- **WHAT NEEDS TO BE DONE**: Each line from the start of the records below through the line that contains "x_ticks = list(range(0, 31))" should be printed exactly. Pictures are omitted.

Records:
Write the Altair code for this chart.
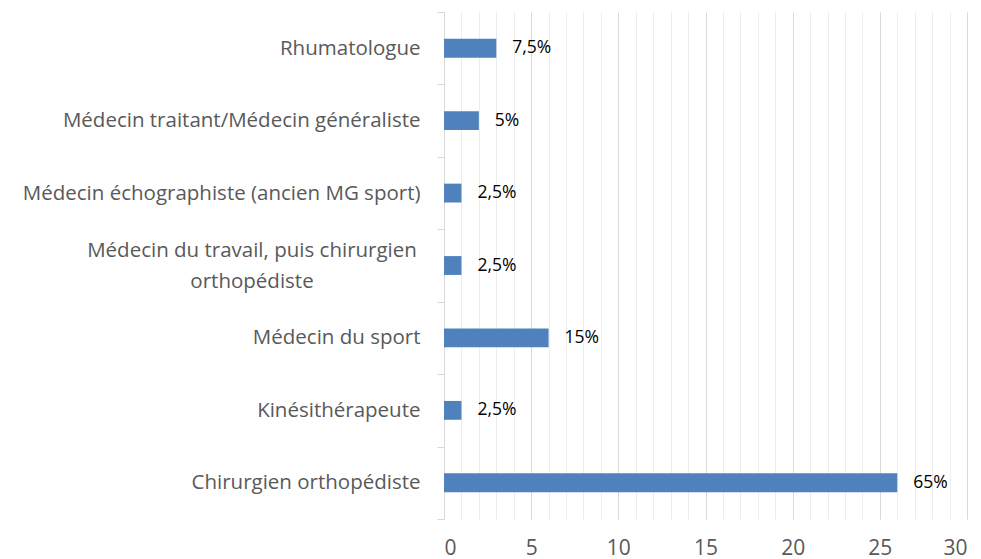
import altair as alt
import pandas as pd

categories = [
    "Rhumatologue",
    "Médecin traitant/Médecin généraliste",
    "Médecin échographiste (ancien MG sport)",
    "Médecin du travail, puis chirurgien orthopédiste",
    "Médecin du sport",
    "Kinésithérapeute",
    "Chirurgien orthopédiste",
]
counts = [3, 2, 1, 1, 6, 1, 26]
pct_labels = ["7,5%", "5%", "2,5%", "2,5%", "15%", "2,5%", "65%"]
x_ticks = list(range(0, 31))

MULTI = "Médecin du travail, puis chirurgien orthopédiste"
MULTI_LINES = ["Médecin du travail, puis chirurgien", "orthopédiste"]

df = pd.DataFrame({"cat": categories, "n": counts, "lab": pct_labels})
df_multi = pd.DataFrame({"cat": [MULTI], "txt": [MULTI_LINES]})

FONT = "Open Sans"

y_enc = alt.Y(
    "cat:N",
    sort=categories,
    title=None,
    scale=alt.Scale(paddingInner=0, paddingOuter=0),
    axis=alt.Axis(
        domainColor="#d9d9d9",
        tickColor="#d9d9d9",
        tickBand="extent",
        tickSize=7,
        labelPadding=17,
        labelFont=FONT,
        labelFontSize=20.5,
        labelColor="#595959",
        labelLimit=600,
        grid=False,
        labelOverlap=False,
        labelExpr=f"datum.value == '{MULTI}' ? '' : datum.value",
    ),
)

x_enc = alt.X(
    "n:Q",
    title=None,
    scale=alt.Scale(domain=[0, 30], nice=False),
    axis=alt.Axis(
        values=x_ticks,
        domain=False,
        ticks=False,
        labelOverlap=False,
        labelExpr="datum.value % 5 == 0 ? datum.label : ''",
        labelFont=FONT,
        labelFontSize=21,
        labelColor="#595959",
        labelPadding=18,
        gridColor={"condition": {"test": "datum.value % 5 == 0", "value": "#d9d9d9"}, "value": "#ececec"},
        gridWidth=1,
    ),
)

bars = alt.Chart(df).mark_bar(color="#4f81bd", height={"band": 0.26}).encode(x=x_enc, y=y_enc)

text = alt.Chart(df).mark_text(
    align="left", baseline="middle", dx=16, font=FONT, fontSize=17.5, color="#000000"
).encode(x=x_enc, y=y_enc, text="lab:N")

multi = alt.Chart(df_multi).mark_text(
    align="center", baseline="middle", font=FONT, fontSize=20.5, color="#595959",
    lineHeight=31, dy=-15
).encode(x=alt.value(-192), y=y_enc, text="txt")

chart = (
    alt.layer(bars, text, multi)
    .properties(
        width=523,
        height=507,
        autosize=alt.AutoSizeParams(type="none"),
        padding={"left": 436, "top": 4, "right": 6, "bottom": 40},
    )
    .configure_view(stroke=None)
)

chart.save("out.html", embed_options={"renderer": "svg", "actions": False})
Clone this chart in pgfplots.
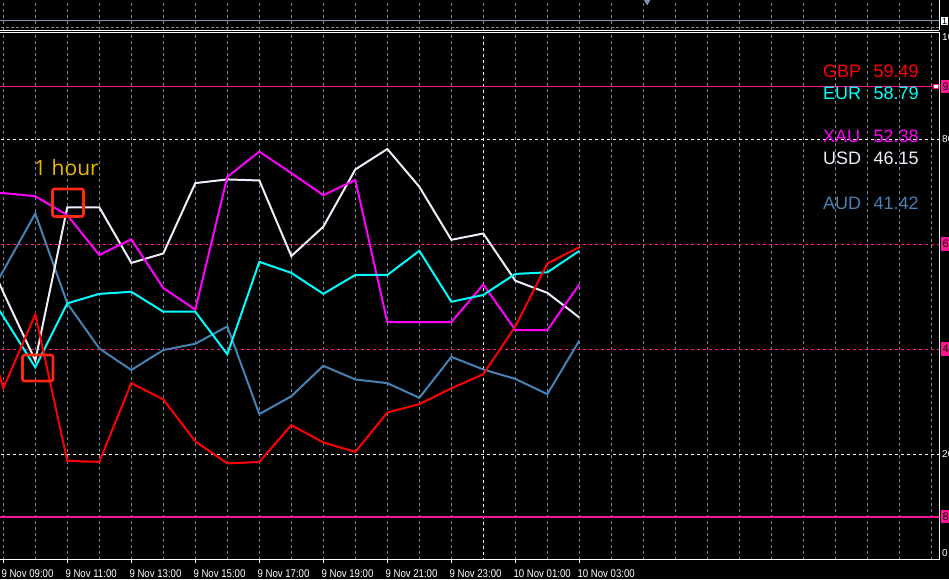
\documentclass[border=0pt]{standalone}
\usepackage{pgfplots}
\pgfplotsset{compat=1.18}
\usepackage{fontspec}
\setmainfont{Liberation Sans}
\newfontfamily\tickfont[FakeStretch=0.86]{Liberation Sans}
\newfontfamily\hourfont{Open Sans}
\definecolor{gbp}{RGB}{255,0,0}
\definecolor{eur}{RGB}{0,255,255}
\definecolor{xau}{RGB}{255,0,255}
\definecolor{usd}{RGB}{238,238,250}
\definecolor{aud}{RGB}{70,130,180}
\definecolor{dpink}{RGB}{255,20,147}
\definecolor{gridgray}{RGB}{119,136,153}
\definecolor{boxred}{RGB}{255,40,20}
\definecolor{hourcol}{RGB}{240,185,0}
\definecolor{stripblue}{RGB}{130,148,168}

\pgfplotstableread{
h v
-1 53.9
0 32.5
1 46.6
2 18.7
3 18.5
4 33.5
5 30.4
6 22.4
7 18.2
8 18.5
9 25.5
10 22.2
11 20.4
12 27.9
13 29.5
14 32.5
15 35.2
16 44.3
17 56.3
18 59.4
}\gbpdata
\pgfplotstableread{
h v
-1 55.6
0 46.2
1 36.5
2 48.7
3 50.5
4 50.9
5 47.1
6 47.1
7 39.0
8 56.6
9 54.5
10 50.5
11 54.1
12 54.1
13 58.7
14 49.0
15 50.3
16 54.3
17 54.6
18 58.7
}\eurdata
\pgfplotstableread{
h v
-1 70.0
0 69.7
1 69.1
2 65.5
3 57.9
4 60.9
5 51.6
6 47.5
7 72.8
8 77.6
9 73.5
10 69.3
11 72.2
12 45.1
13 45.1
14 45.1
15 52.3
16 43.6
17 43.6
18 52.3
}\xaudata
\pgfplotstableread{
h v
-1 64.6
0 50.8
1 37.8
2 67.0
3 67.0
4 56.4
5 58.2
6 71.6
7 72.3
8 72.1
9 57.7
10 63.3
11 74.2
12 78.1
13 70.9
14 60.8
15 62.0
16 53.0
17 50.7
18 46.0
}\usddata
\pgfplotstableread{
h v
-1 44.0
0 54.9
1 65.8
2 48.7
3 40.1
4 36.0
5 39.8
6 41.0
7 44.3
8 27.6
9 31.0
10 36.8
11 34.2
12 33.5
13 30.7
14 38.5
15 36.1
16 34.3
17 31.4
18 41.6
}\auddata

\begin{document}
\begin{tikzpicture}[x=1pt,y=1pt]
\useasboundingbox (0,0) rectangle (949,579);
\fill[black] (0,0) rectangle (949,579);
\clip (0,0) rectangle (949,579);

% indicator strip on top
\begin{axis}[
  at={(0pt,548.7pt)}, anchor=south west, scale only axis,
  width=939.3pt, height=40pt,
  xmin=-0.1031, xmax=29.248, ymin=-0.4286, ymax=5.2857,
  axis line style={draw=none},
  xtick={0,1,...,29}, xticklabels={}, major tick length=0pt,
  xmajorgrids, major grid style={gridgray, line width=0.9pt, dash pattern=on 3pt off 3pt},
  ytick=\empty, clip mode=individual,
]
\addplot[stripblue, line width=1.2pt] coordinates {(-1,1) (30,1)};
\addplot[gridgray, line width=1pt, dash pattern=on 3pt off 2pt] coordinates {(-1,0) (30,0)};
\addplot[only marks, mark=triangle*, mark size=4pt, mark options={rotate=180, fill=stripblue, draw=stripblue}] coordinates {(20.12,3.75)};
\end{axis}

% main chart
\begin{axis}[
  at={(0pt,19.3pt)}, anchor=south west, scale only axis,
  width=939.3pt, height=527.4pt,
  xmin=-0.1031, xmax=29.248, ymin=-0.133, ymax=100.324,
  axis line style={draw=none},
  xtick={0,2,...,18},
  xticklabels={9 Nov 09:00, 9 Nov 11:00, 9 Nov 13:00, 9 Nov 15:00, 9 Nov 17:00, 9 Nov 19:00, 9 Nov 21:00, 9 Nov 23:00, 10 Nov 01:00, 10 Nov 03:00},
  xticklabel style={font=\tickfont\fontsize{11.2}{12}\selectfont, text=white, anchor=west, inner sep=0pt, xshift=-2pt, yshift=-10.3pt},
  minor xtick={1,3,5,7,9,11,13,17,19,20,21,22,23,24,25,26,27,28,29},
  xtick pos=bottom, tick align=outside,
  major tick length=3.3pt, minor tick length=0pt,
  tick style={white, line width=1pt},
  xmajorgrids, xminorgrids,
  major grid style={gridgray, line width=0.9pt, dash pattern=on 3pt off 3pt},
  minor grid style={gridgray, line width=0.9pt, dash pattern=on 3pt off 3pt},
  ytick=\empty,
  clip mode=individual,
]
% level lines
\addplot[white, line width=0.9pt, dash pattern=on 3pt off 3pt] coordinates {(-1,80) (30,80)};
\addplot[white, line width=0.9pt, dash pattern=on 3pt off 3pt] coordinates {(-1,20) (30,20)};
\addplot[white, line width=0.9pt, dash pattern=on 3pt off 3pt] coordinates {(15,-5) (15,105)};
\addplot[dpink, line width=0.9pt, dash pattern=on 3pt off 3pt] coordinates {(-1,60) (30,60)};
\addplot[dpink, line width=0.9pt, dash pattern=on 3pt off 3pt] coordinates {(-1,40) (30,40)};
\addplot[dpink, line width=1.6pt] coordinates {(-1,90) (30,90)};
\addplot[dpink, line width=1.6pt] coordinates {(-1,8) (30,8)};
% series
\addplot[aud, line width=2pt] table[x=h, y=v] {\auddata};
\addplot[usd, line width=2pt] table[x=h, y=v] {\usddata};
\addplot[xau, line width=2pt] table[x=h, y=v] {\xaudata};
\addplot[eur, line width=2pt] table[x=h, y=v] {\eurdata};
\addplot[gbp, line width=2pt] table[x=h, y=v] {\gbpdata};
% annotations
\draw[boxred, line width=2.6pt, rounded corners=2pt] (axis cs:1.5375,65.24) rectangle (axis cs:2.506,70.48);
\draw[boxred, line width=2.6pt, rounded corners=2pt] (axis cs:0.60,33.9) rectangle (axis cs:1.553,38.86);
\node[anchor=base west, inner sep=0pt, text=hourcol, font=\hourfont\fontsize{21}{24}\selectfont] at (axis cs:0.96,73.14) {1 hour};
\end{axis}

% window borders
\draw[white, line width=1pt] (0,548.7) -- (939.3,548.7);
\draw[white, line width=1pt] (939.3,548.7) -- (939.3,579);
\draw[white, line width=1pt] (0,546.7) -- (939.3,546.7) -- (939.3,19.3) -- (0,19.3);

% right scale labels (cut by the picture edge, as in the reference)
\begin{scope}[every node/.style={inner sep=0pt, anchor=west, font=\fontsize{10}{12}\selectfont}]
\node[text=white] at (942,542) {100};
\node[text=white] at (942,440) {80};
\node[text=white] at (942,125) {20};
\node[text=white] at (942,26) {0};
\end{scope}
\begin{scope}[every node/.style={inner sep=1.5pt, anchor=west, fill=dpink, text=black, minimum height=13.5pt, font=\fontsize{11}{12}\selectfont}]
\node at (941,492.5) {90};
\node at (941,335) {60};
\node at (941,230) {40};
\node at (941,62.5) {8};
\end{scope}
\node[draw=dpink, fill=white, minimum size=4.5pt, inner sep=0pt, line width=1pt] at (936,492.5) {};
\node[fill=white, text=black, anchor=west, inner sep=1pt, font=\fontsize{9}{10}\selectfont] at (941,558) {1};

% legend block
\begin{scope}[every node/.style={inner sep=0pt, anchor=base west, font=\fontsize{18}{20}\selectfont}]
\node[text=gbp] at (823,501.7) {GBP};  \node[text=gbp] at (873.5,501.7) {59.49};
\node[text=eur] at (823,479) {EUR};    \node[text=eur] at (873.5,479) {58.79};
\node[text=xau] at (823,436.3) {XAU};  \node[text=xau] at (873.5,436.3) {52.38};
\node[text=usd] at (823,414) {USD};    \node[text=usd] at (873.5,414) {46.15};
\node[text=aud] at (823,369.7) {AUD};  \node[text=aud] at (873.5,369.7) {41.42};
\end{scope}
\end{tikzpicture}
\end{document}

- **SOLUTION TO THIS EXERCISE**:
Write the Altair code for this chart.
import altair as alt
import pandas as pd

categories = [
    "Rhumatologue",
    "Médecin traitant/Médecin généraliste",
    "Médecin échographiste (ancien MG sport)",
    "Médecin du travail, puis chirurgien orthopédiste",
    "Médecin du sport",
    "Kinésithérapeute",
    "Chirurgien orthopédiste",
]
counts = [3, 2, 1, 1, 6, 1, 26]
pct_labels = ["7,5%", "5%", "2,5%", "2,5%", "15%", "2,5%", "65%"]
x_ticks = list(range(0, 31))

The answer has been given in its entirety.